Existan uno o dos árboles prodigiosos en el Paraíso, su ubicación será siempre axial, como bien señala Eliade. Axial quiere decir que la posición del Paraíso constituye un centro, un nódulo de gracia, lo que significa que desde su interior todo equidista de todo y el cielo está tan cerca de la tierra que las estrellas se pueden tocar, frutos de una luz grácil y benéfica. Entre los persas la imagen paradisiaca pasó a las alfombras y los tapetes, los cuales suelen representar el huerto cuadrangular y con una fuente o un ser mágico en el centro: pavo real, águila o ciervo. Los chinos, en cambio, prefieren ubicar su Paraíso o jardín delicioso en una isla (presumiblemente ubicada en el Pacífico), una isla de extraordinaria belleza y difícil acceso. En el mundo hebreo, y por extensión en el cristiano, el Jardín del Paraíso es el lugar en el que mora Dios—su casa natural, por decirlo de algún modo—, creencia que se apoya en el famoso pasaje de Ezequiel 28, 13, en el que se lee: «Habitabas en el Edén, en el jardín de Dios»,3 razón por la cual, en la Edad Media, ese arquetipo se trasladará al interior del claustro gótico, que contendrá, para el monje que medita en él, las delicias de la comunión floral o vegetal con el Creador. Pero aquello que es libre por dentro, aquello que es delicia y frescura, aparece con frecuencia cerrado, herméticamente tapiado por fuera, rodeado de murallas muchas veces altísimas, de donde podemos inferir que sus secretos deben guardarse y protegerse con el fin de no agotar ni extinguir sus virtudes. El Paraíso es, al parecer, cosa de pocos. La dificultad de acceder a él está en relación directa con los fantásticos bienes que encierra su perímetro.

Los secretos que guardan tales espacios sublimes, como las maravillas que encierran los más bellos y dispares jardines del mundo, no son, empero, realidades meramente materiales, pues no hay en tales sitios, como en las minas, diamantes, oro y plata (aunque sí puedan haberlos en las tapias que los ciñen).

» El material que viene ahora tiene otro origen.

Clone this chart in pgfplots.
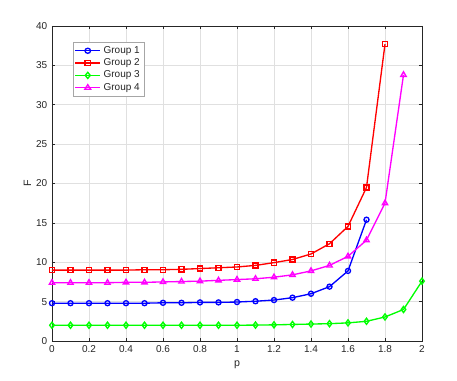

Únicamente se observan en ellos manifestaciones de la vida en todo su esplendor, armonía entre las especies, una danza ecológica abriéndose y prosperando en una eterna y variada primavera. Si pudiéramos imaginar por un momento sus árboles cargados de pájaros multicolores, veríamos que, como menciona el salmo, siempre están verdes y sus hojas no caducan (de hecho caducar sería un verbo inoperante en el Paraíso); y si acaso soñáramos con sus animales, éstos convivirían allí en paz con nuestra especie. O por lo menos la crueldad no sería, en ese espacio acotado y sublime, más que una consecuencia inevitable del hambre y no una agresión constante que promueve una ilimitada destrucción.

Probablemente también cabría en él poca gente, pues hay quien dice—no sin ironía—que Caín, el primer hijo de la primera pareja, fue el verdadero causante de la expulsión, y que por ello todo estado paradisiaco es, en realidad, un etéreo y sublime momento de amor exclusivo para parejas. La relación entre la pareja o las parejas y el Paraíso volverá a plantearse en la historia del Diluvio y la construcción del Arca de Noé, momento que para muchos supone una segunda Creación. Más que singular, bello y persistente, ese nexo entre el amor y el Paraíso reaparecerá en Occidente con la descripción de los famosos jardines galantes, en el centro de los cuales un determinado locus amoenus—lugar ameno con su agua, flores y perfumes—propicia el afecto entre el hombre y la mujer, quienes intentan una y otra vez recrear el momento previo a la Caída. Así es como lo vemos descrito en el famoso Roman de la Rose, de la Francia del siglo XIII, y en De amore, de Andreas Capellanus, de la misma época. Doscientos años más tarde serán los jardines del Renacimiento los que tengan las veleidades y ambiciones paradisiacas. Creados y diseñados como extensión del mismo sueño de recuperación natural y espontánea, pretenderán ser refugio ideal contra los males de la cultura, cauterio verde a los a veces irremediables y nocivos efectos de la civilización. Trátese o no de una amable expresión de nostalgia, de una añoranza del vientre materno, como insinúan los psicólogos, o del claustro religioso que abarca el silencio de Dios entre sus piedras, lo cierto es que no renunciaremos jamás, como individuos y como especie, a imitar en nuestros hermosos jardines o huertos floridos—pequeños paraísos—las condiciones de aquéllos lejanos, sublimes y casi siempre inhallables.